- _TASK DETAILS_: Output each line exactly as it appears, skipping any embedded picture.

- _GIVEN DATA_:
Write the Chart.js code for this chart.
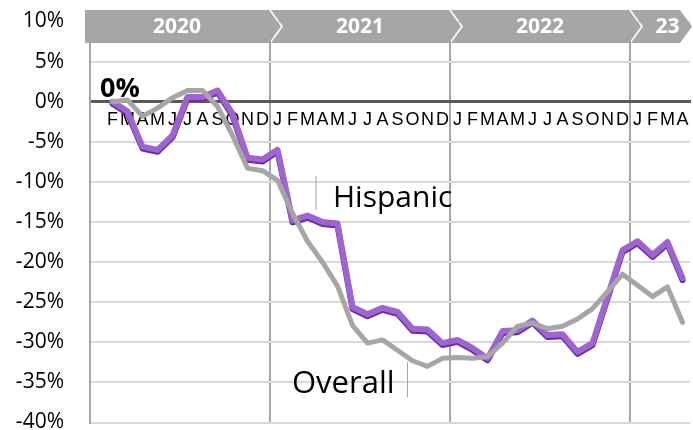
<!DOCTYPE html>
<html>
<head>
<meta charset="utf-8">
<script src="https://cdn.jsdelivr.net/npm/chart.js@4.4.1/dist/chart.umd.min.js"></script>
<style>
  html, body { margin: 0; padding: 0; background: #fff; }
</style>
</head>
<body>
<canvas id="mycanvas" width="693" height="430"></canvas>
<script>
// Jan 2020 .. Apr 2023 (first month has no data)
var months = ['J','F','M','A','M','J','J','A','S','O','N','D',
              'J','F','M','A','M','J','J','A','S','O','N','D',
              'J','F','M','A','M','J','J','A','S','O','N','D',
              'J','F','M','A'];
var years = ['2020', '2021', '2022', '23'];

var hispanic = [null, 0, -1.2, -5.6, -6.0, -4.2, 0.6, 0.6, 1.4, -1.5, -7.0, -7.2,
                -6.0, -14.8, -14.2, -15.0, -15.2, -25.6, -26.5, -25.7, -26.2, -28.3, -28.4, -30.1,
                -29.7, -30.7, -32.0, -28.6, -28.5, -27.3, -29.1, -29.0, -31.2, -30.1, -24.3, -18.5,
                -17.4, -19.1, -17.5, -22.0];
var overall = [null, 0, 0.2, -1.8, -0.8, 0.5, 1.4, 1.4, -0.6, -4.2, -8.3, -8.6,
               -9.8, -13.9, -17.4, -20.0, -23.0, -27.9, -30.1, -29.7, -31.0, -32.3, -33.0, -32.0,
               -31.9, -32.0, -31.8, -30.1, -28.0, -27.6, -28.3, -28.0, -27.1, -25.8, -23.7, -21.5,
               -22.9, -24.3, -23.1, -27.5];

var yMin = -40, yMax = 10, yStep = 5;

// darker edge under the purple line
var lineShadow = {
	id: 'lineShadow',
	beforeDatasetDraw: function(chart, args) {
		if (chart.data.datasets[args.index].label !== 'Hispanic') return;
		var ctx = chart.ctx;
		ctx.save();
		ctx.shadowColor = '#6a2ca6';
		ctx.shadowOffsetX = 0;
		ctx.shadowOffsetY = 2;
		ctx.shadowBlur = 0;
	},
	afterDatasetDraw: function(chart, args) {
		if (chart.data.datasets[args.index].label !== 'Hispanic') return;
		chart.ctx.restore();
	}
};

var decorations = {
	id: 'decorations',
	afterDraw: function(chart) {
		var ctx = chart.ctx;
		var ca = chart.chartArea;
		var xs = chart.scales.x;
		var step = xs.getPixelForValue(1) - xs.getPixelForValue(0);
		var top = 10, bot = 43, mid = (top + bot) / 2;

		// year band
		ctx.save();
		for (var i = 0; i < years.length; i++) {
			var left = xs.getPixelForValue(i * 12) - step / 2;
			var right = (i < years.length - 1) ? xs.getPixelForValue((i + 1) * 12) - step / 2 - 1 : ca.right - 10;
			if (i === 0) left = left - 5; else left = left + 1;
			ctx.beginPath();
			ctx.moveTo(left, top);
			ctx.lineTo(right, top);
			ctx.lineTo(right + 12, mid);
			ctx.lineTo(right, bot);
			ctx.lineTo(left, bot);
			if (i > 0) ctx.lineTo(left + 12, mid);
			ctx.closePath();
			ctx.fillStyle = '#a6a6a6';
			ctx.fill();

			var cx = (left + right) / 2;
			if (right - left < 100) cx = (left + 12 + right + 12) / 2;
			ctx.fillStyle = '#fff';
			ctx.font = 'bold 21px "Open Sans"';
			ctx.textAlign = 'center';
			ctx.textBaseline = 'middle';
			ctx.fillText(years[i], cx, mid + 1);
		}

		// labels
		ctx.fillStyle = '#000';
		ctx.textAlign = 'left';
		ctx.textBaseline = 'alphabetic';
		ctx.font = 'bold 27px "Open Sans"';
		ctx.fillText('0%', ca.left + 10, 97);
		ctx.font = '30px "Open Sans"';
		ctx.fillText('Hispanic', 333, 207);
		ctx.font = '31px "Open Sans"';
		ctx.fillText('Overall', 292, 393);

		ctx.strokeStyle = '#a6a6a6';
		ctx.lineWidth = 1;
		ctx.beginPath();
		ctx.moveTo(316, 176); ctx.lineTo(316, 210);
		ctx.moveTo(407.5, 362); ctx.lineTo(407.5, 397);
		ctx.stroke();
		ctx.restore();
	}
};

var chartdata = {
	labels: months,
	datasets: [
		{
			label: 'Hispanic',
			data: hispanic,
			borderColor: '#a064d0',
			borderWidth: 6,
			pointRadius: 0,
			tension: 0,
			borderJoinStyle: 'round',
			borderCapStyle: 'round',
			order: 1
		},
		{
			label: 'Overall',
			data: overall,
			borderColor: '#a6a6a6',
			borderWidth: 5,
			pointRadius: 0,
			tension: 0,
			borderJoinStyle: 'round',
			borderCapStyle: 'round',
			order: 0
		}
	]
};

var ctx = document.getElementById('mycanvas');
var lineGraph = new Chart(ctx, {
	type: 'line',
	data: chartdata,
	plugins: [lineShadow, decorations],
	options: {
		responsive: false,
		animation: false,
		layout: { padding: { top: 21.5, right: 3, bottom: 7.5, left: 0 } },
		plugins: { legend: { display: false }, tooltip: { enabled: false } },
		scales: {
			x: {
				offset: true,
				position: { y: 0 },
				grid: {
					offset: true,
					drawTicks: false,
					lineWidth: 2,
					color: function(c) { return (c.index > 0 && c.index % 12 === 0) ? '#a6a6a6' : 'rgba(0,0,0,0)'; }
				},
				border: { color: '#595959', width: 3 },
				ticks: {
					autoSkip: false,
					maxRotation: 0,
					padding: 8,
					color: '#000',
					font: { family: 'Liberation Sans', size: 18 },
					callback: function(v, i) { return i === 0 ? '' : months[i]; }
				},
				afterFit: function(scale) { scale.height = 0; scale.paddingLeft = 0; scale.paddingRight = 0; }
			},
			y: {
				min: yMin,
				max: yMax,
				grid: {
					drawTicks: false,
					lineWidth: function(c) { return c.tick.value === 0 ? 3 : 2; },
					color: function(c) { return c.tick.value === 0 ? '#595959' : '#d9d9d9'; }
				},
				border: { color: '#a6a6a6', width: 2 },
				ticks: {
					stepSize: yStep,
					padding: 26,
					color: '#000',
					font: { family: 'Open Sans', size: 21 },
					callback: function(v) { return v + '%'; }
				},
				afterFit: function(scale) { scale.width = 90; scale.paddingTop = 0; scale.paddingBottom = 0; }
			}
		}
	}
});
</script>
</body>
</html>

- _RESPONSE TO THIS TASK_:
Write the Chart.js code for this chart.
<!DOCTYPE html>
<html>
<head>
<meta charset="utf-8">
<script src="https://cdn.jsdelivr.net/npm/chart.js@4.4.1/dist/chart.umd.min.js"></script>
<style>
  html, body { margin: 0; padding: 0; background: #fff; }
</style>
</head>
<body>
<canvas id="mycanvas" width="693" height="430"></canvas>
<script>
// Jan 2020 .. Apr 2023 (first month has no data)
var months = ['J','F','M','A','M','J','J','A','S','O','N','D',
              'J','F','M','A','M','J','J','A','S','O','N','D',
              'J','F','M','A','M','J','J','A','S','O','N','D',
              'J','F','M','A'];
var years = ['2020', '2021', '2022', '23'];

var hispanic = [null, 0, -1.2, -5.6, -6.0, -4.2, 0.6, 0.6, 1.4, -1.5, -7.0, -7.2,
                -6.0, -14.8, -14.2, -15.0, -15.2, -25.6, -26.5, -25.7, -26.2, -28.3, -28.4, -30.1,
                -29.7, -30.7, -32.0, -28.6, -28.5, -27.3, -29.1, -29.0, -31.2, -30.1, -24.3, -18.5,
                -17.4, -19.1, -17.5, -22.0];
var overall = [null, 0, 0.2, -1.8, -0.8, 0.5, 1.4, 1.4, -0.6, -4.2, -8.3, -8.6,
               -9.8, -13.9, -17.4, -20.0, -23.0, -27.9, -30.1, -29.7, -31.0, -32.3, -33.0, -32.0,
               -31.9, -32.0, -31.8, -30.1, -28.0, -27.6, -28.3, -28.0, -27.1, -25.8, -23.7, -21.5,
               -22.9, -24.3, -23.1, -27.5];

var yMin = -40, yMax = 10, yStep = 5;

// darker edge under the purple line
var lineShadow = {
	id: 'lineShadow',
	beforeDatasetDraw: function(chart, args) {
		if (chart.data.datasets[args.index].label !== 'Hispanic') return;
		var ctx = chart.ctx;
		ctx.save();
		ctx.shadowColor = '#6a2ca6';
		ctx.shadowOffsetX = 0;
		ctx.shadowOffsetY = 2;
		ctx.shadowBlur = 0;
	},
	afterDatasetDraw: function(chart, args) {
		if (chart.data.datasets[args.index].label !== 'Hispanic') return;
		chart.ctx.restore();
	}
};

var decorations = {
	id: 'decorations',
	afterDraw: function(chart) {
		var ctx = chart.ctx;
		var ca = chart.chartArea;
		var xs = chart.scales.x;
		var step = xs.getPixelForValue(1) - xs.getPixelForValue(0);
		var top = 10, bot = 43, mid = (top + bot) / 2;

		// year band
		ctx.save();
		for (var i = 0; i < years.length; i++) {
			var left = xs.getPixelForValue(i * 12) - step / 2;
			var right = (i < years.length - 1) ? xs.getPixelForValue((i + 1) * 12) - step / 2 - 1 : ca.right - 10;
			if (i === 0) left = left - 5; else left = left + 1;
			ctx.beginPath();
			ctx.moveTo(left, top);
			ctx.lineTo(right, top);
			ctx.lineTo(right + 12, mid);
			ctx.lineTo(right, bot);
			ctx.lineTo(left, bot);
			if (i > 0) ctx.lineTo(left + 12, mid);
			ctx.closePath();
			ctx.fillStyle = '#a6a6a6';
			ctx.fill();

			var cx = (left + right) / 2;
			if (right - left < 100) cx = (left + 12 + right + 12) / 2;
			ctx.fillStyle = '#fff';
			ctx.font = 'bold 21px "Open Sans"';
			ctx.textAlign = 'center';
			ctx.textBaseline = 'middle';
			ctx.fillText(years[i], cx, mid + 1);
		}

		// labels
		ctx.fillStyle = '#000';
		ctx.textAlign = 'left';
		ctx.textBaseline = 'alphabetic';
		ctx.font = 'bold 27px "Open Sans"';
		ctx.fillText('0%', ca.left + 10, 97);
		ctx.font = '30px "Open Sans"';
		ctx.fillText('Hispanic', 333, 207);
		ctx.font = '31px "Open Sans"';
		ctx.fillText('Overall', 292, 393);

		ctx.strokeStyle = '#a6a6a6';
		ctx.lineWidth = 1;
		ctx.beginPath();
		ctx.moveTo(316, 176); ctx.lineTo(316, 210);
		ctx.moveTo(407.5, 362); ctx.lineTo(407.5, 397);
		ctx.stroke();
		ctx.restore();
	}
};

var chartdata = {
	labels: months,
	datasets: [
		{
			label: 'Hispanic',
			data: hispanic,
			borderColor: '#a064d0',
			borderWidth: 6,
			pointRadius: 0,
			tension: 0,
			borderJoinStyle: 'round',
			borderCapStyle: 'round',
			order: 1
		},
		{
			label: 'Overall',
			data: overall,
			borderColor: '#a6a6a6',
			borderWidth: 5,
			pointRadius: 0,
			tension: 0,
			borderJoinStyle: 'round',
			borderCapStyle: 'round',
			order: 0
		}
	]
};

var ctx = document.getElementById('mycanvas');
var lineGraph = new Chart(ctx, {
	type: 'line',
	data: chartdata,
	plugins: [lineShadow, decorations],
	options: {
		responsive: false,
		animation: false,
		layout: { padding: { top: 21.5, right: 3, bottom: 7.5, left: 0 } },
		plugins: { legend: { display: false }, tooltip: { enabled: false } },
		scales: {
			x: {
				offset: true,
				position: { y: 0 },
				grid: {
					offset: true,
					drawTicks: false,
					lineWidth: 2,
					color: function(c) { return (c.index > 0 && c.index % 12 === 0) ? '#a6a6a6' : 'rgba(0,0,0,0)'; }
				},
				border: { color: '#595959', width: 3 },
				ticks: {
					autoSkip: false,
					maxRotation: 0,
					padding: 8,
					color: '#000',
					font: { family: 'Liberation Sans', size: 18 },
					callback: function(v, i) { return i === 0 ? '' : months[i]; }
				},
				afterFit: function(scale) { scale.height = 0; scale.paddingLeft = 0; scale.paddingRight = 0; }
			},
			y: {
				min: yMin,
				max: yMax,
				grid: {
					drawTicks: false,
					lineWidth: function(c) { return c.tick.value === 0 ? 3 : 2; },
					color: function(c) { return c.tick.value === 0 ? '#595959' : '#d9d9d9'; }
				},
				border: { color: '#a6a6a6', width: 2 },
				ticks: {
					stepSize: yStep,
					padding: 26,
					color: '#000',
					font: { family: 'Open Sans', size: 21 },
					callback: function(v) { return v + '%'; }
				},
				afterFit: function(scale) { scale.width = 90; scale.paddingTop = 0; scale.paddingBottom = 0; }
			}
		}
	}
});
</script>
</body>
</html>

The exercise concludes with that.